I'm Hoofdpijn, and I'll be asking you some questions today.
I'm recently single and just getting to the point where I'm ready to start seriously dating again. The problem is, I'm incredibly picky on a lot of criteria, and of the 200 or so new people I've met in the last 6 months, maybe 3-5 of them were women I'd be interested in being with on a long term basis. Many of them were in relationships. All of them are expressing some interest on some level, but nothing solid has developed and I don't know that it will, so I am not going to waste my time waiting around for them. I like being in relationships and having someone intimately close to me to share things with, and I go after what I want.
I'm looking at ways to expand my dating pool. I am adding 'approaching random women that I find attractive, if I catch them checking me out or otherwise indicating their interest' to the list.
I've done this about 10 times, and gotten mostly positive and interesting reactions, but I'm not practiced enough to get real results, I think. One girl made me lunch about an hour after meeting me, but it turns out she had a boyfriend and wasn't my type, anyway.
Right now, though, I'm kind of wanting to size up the competition.

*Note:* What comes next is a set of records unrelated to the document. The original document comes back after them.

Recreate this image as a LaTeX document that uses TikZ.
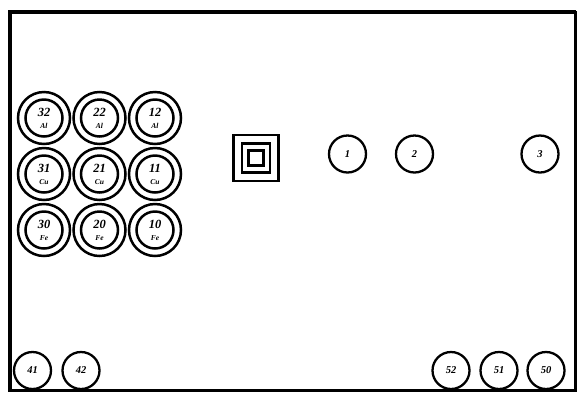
\documentclass[tikz,border=0pt]{standalone}
\usepackage{fontspec}
\setmainfont{Liberation Serif}
\begin{document}
\begin{tikzpicture}[x=1pt,y=-1pt,
  ring/.style={circle,draw,line width=2.5pt,minimum size=52pt,inner sep=0pt},
  core/.style={circle,draw,line width=2.5pt,minimum size=37pt,inner sep=0pt},
  port/.style={circle,draw,line width=2.3pt,minimum size=37pt,inner sep=0pt,font=\bfseries\itshape\fontsize{10.5}{10.5}\selectfont},
  num/.style={font=\bfseries\itshape\fontsize{12.5}{12.5}\selectfont,inner sep=0pt},
  elem/.style={font=\bfseries\itshape\fontsize{7.5}{7.5}\selectfont,inner sep=0pt},
  sq/.style={draw,line width=2.2pt,inner sep=0pt}]
\useasboundingbox (0,0) rectangle (578,392);
\fill[white] (0,0) rectangle (578,392);
\draw[line width=2.5pt] (9.5,12) rectangle (575.5,390.5);
\draw[line width=4pt] (9.5,390.5) -- (9.5,12) -- (575.5,12);
% grid of coils
\foreach \c/\x in {3/44,2/99.5,1/155}{
  \foreach \r/\y/\e in {2/118/Al,1/174/Cu,0/230/Fe}{
    \node[ring] (o\c\r) at (\x,\y) {};
    \node[core] (i\c\r) at (\x,\y) {};
    \node[num] (n\c\r) at (\x,\y-6) {\c\r};
    \node[elem] (e\c\r) at (\x,\y+8) {\e};
  }
}
% concentric squares
\node[sq,minimum width=45pt,minimum height=46pt] (sqa) at (256,158) {};
\node[sq,minimum width=28pt,minimum height=29pt] (sqb) at (256,158) {};
\node[sq,minimum width=15pt,minimum height=15pt] (sqc) at (256,158) {};
% small circles
\node[port] (p1) at (347.5,154) {1};
\node[port] (p2) at (414.5,154) {2};
\node[port] (p3) at (540,154) {3};
\node[port] (p41) at (32.5,370.5) {41};
\node[port] (p42) at (81,370.5) {42};
\node[port] (p52) at (451,370.5) {52};
\node[port] (p51) at (499,370.5) {51};
\node[port] (p50) at (546,370.5) {50};
\end{tikzpicture}
\end{document}
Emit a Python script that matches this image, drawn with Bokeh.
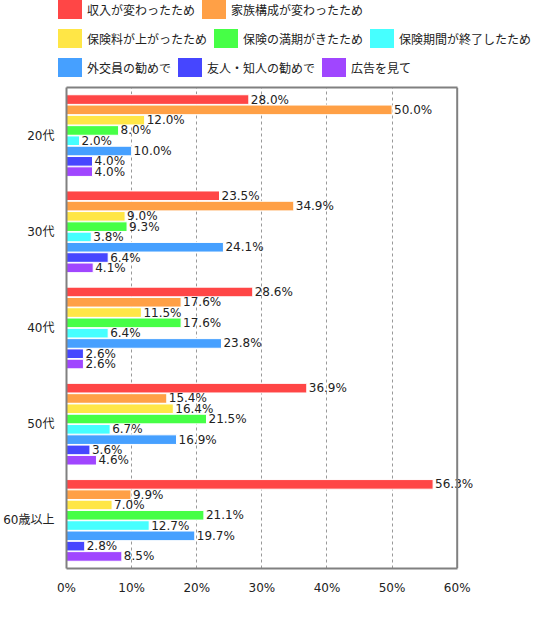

I mostly approach girls 'cold' if they express interest in me at 3 places -- the farmer's market, the bookstore, and on the train. I stepped foot briefly into a club with some friends about 3 weeks ago, and left within about 2 minutes. It's a horrifying environment that kind of disgusts me.
I know that in large cities, a lot of women get approached by men these days, especially if they're physically attractive.
However, I'm curious about the quality of these men in comparison to myself. I generally consider myself pretty attractive compared to most men I see. I am...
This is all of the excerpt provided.